The ACK E-04 was a very tempting choice, in part because it costs much less than the Kannad. According to the installation manual, the ACK requires a battery in the panel remote and a battery in the remote buzzer. These batteries are not the same as each other, nor are they a common size that I’m likely to find in a non-specialized store. The ACK uses an external GPS source with a serial connection, which can be an advantage or disadvantage, depending on the preference of the installer. On the plus side, the panel remote is a direct swap for the Ameri-King remote, and replacing the primary battery is a little bit less expensive than the Kannad or ARTEX.
The ARTEX 345 is priced similarly to the ACK, and on the plus side, it does not require a battery for the buzzer or the panel remote. It weighs a little less than the others, and it does not have its own internal GPS, but can accept serial GPS data like the ACK. I ruled out the Pointer 8000 because it did not include a GPS sensor, though it was priced like the ones that did.
In the end, I chose the Kannad Integra. It costs a little more than the ACK and ARTEX, but I appreciated that it had its own internal GPS, and that it only required three conductors between the main unit and the panel remote. Kannad provides a kit specific to Ameri-King replacement, including a panel remote that fits the same footprint as the Ameri-King (part number RC102), but the pricing is much more favorable on pre-packaged kits that include the ELT and Kannad’s RC200 remote. It would have been nice if the RC200 remote was large enough to cover the footprint of the old Ameri-King remote, but this is remedied with a little filling work in the panel. Kannad also offers the Compact model, which has the same external dimensions as the Integra, but does not have a GPS sensor or an internal 406 MHz antenna. The Integra can operate with a separate external antenna, but its internal antenna provides a nice backup in case the external antenna is compromised. The Kannad warranty is 10 years, compared to 2 years for most others. Also, the Kannad does not require a separate buzzer, reducing the parts count.

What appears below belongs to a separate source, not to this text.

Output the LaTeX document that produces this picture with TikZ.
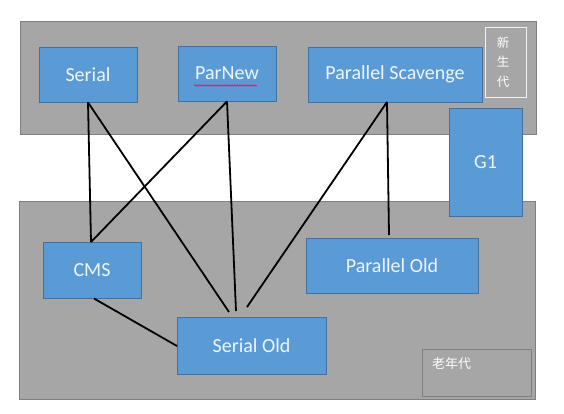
\documentclass[tikz,border=0pt]{standalone}
\usepackage{fontspec}
\setmainfont{Carlito}
\newfontfamily\cjk{Noto Sans CJK SC}
\usetikzlibrary{decorations.pathmorphing}
\definecolor{bandgray}{HTML}{A6A6A6}
\definecolor{bandedge}{HTML}{7F7F7F}
\definecolor{boxblue}{HTML}{5B9BD5}
\definecolor{boxedge}{HTML}{41719C}
\definecolor{boxtext}{HTML}{EEF5FC}
\tikzset{
  band/.style={fill=bandgray,draw=bandedge,line width=0.8pt},
  gcbox/.style={fill=boxblue,draw=boxedge,line width=0.8pt,inner sep=0pt,
    text=boxtext,font=\fontsize{20}{24}\selectfont},
  link/.style={black,line width=1.8pt},
  tag/.style={draw=#1,line width=0.9pt,inner sep=0pt,text=white},
}
\begin{document}
\begin{tikzpicture}[x=1pt,y=-1pt]
\useasboundingbox (0,0) rectangle (564,413);
% generation bands
\node[band,minimum width=516pt,minimum height=113pt,inner sep=0pt] (young) at (278,77.5) {};
\node[band,minimum width=516pt,minimum height=198pt,inner sep=0pt] (old) at (277,300) {};
% labels of bands
\node[tag=white!95!black,minimum width=41pt,minimum height=70pt] (younglabel) at (505.5,62) {};
\node[text=white,font=\cjk\fontsize{12.5}{19.5}\selectfont,align=center,inner sep=0pt] (youngtext) at (503,62) {新\\生\\代};
\node[tag=bandedge,minimum width=109pt,minimum height=47pt] (oldlabel) at (476.5,372.5) {};
\node[text=white,font=\cjk\fontsize{13}{15}\selectfont,anchor=west,inner sep=0pt] (oldtext) at (432,364) {老年代};
% collectors
\node[gcbox,minimum width=98pt,minimum height=55pt] (serial) at (88,74.5) {Serial};
\node[gcbox,minimum width=98pt,minimum height=55pt] (parnew) at (227,73.5) {ParNew};
\node[gcbox,minimum width=174pt,minimum height=55pt] (ps) at (395,74.5) {Parallel Scavenge};
\node[gcbox,minimum width=73pt,minimum height=108pt] (g1) at (485.5,162) {G1};
\node[gcbox,minimum width=98pt,minimum height=56pt] (cms) at (92,270) {CMS};
\node[gcbox,minimum width=172pt,minimum height=55pt] (po) at (392,265.5) {Parallel Old};
\node[gcbox,minimum width=149pt,minimum height=57pt] (so) at (251.5,345.5) {Serial Old};
% spell-check squiggle under ParNew
\coordinate (sqa) at (194,85.5);
\coordinate (sqb) at (257,85.5);
\draw[magenta!80!red,line width=0.6pt,decorate,decoration={snake,amplitude=0.7pt,segment length=2.5pt}] (sqa) -- (sqb);
% connector end points
\coordinate (psbot) at (387,102);
\coordinate (cmstop) at (91,242);
\coordinate (cmsbot) at (94,298.5);
\coordinate (so1) at (229,312);
\coordinate (so2) at (236,311);
\coordinate (so3) at (247,307);
\coordinate (potop) at (389,235);
\coordinate (soleft) at (177,346);
% connectors
\draw[link] (serial.south) -- (cmstop);
\draw[link] (serial.south) -- (so1);
\draw[link] (parnew.south) -- (cmstop);
\draw[link] (parnew.south) -- (so2);
\draw[link] (psbot) -- (so3);
\draw[link] (psbot) -- (potop);
\draw[link] (cmsbot) -- (soleft);
\end{tikzpicture}
\end{document}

I completed the ELT swap with a few mornings in the hangar and registered the ELT with NOAA. As they frequently point out, many of the benefits of a 406 MHz beacon are lost if the owner does not register it. It is equally important to deregister any 406 beacons that you transfer or get rid of. If the registration website is not working, a toll-free telephone number is staffed to help with the process. The experience of researching and replacing the ELT has given me a much better understanding of the SAR system and the need for periodic tests of the unit. It’s not pleasant to remind ourselves that all flights do not end well, but we owe it to our passengers and families to ensure our equipment is up to its job in such rare situations.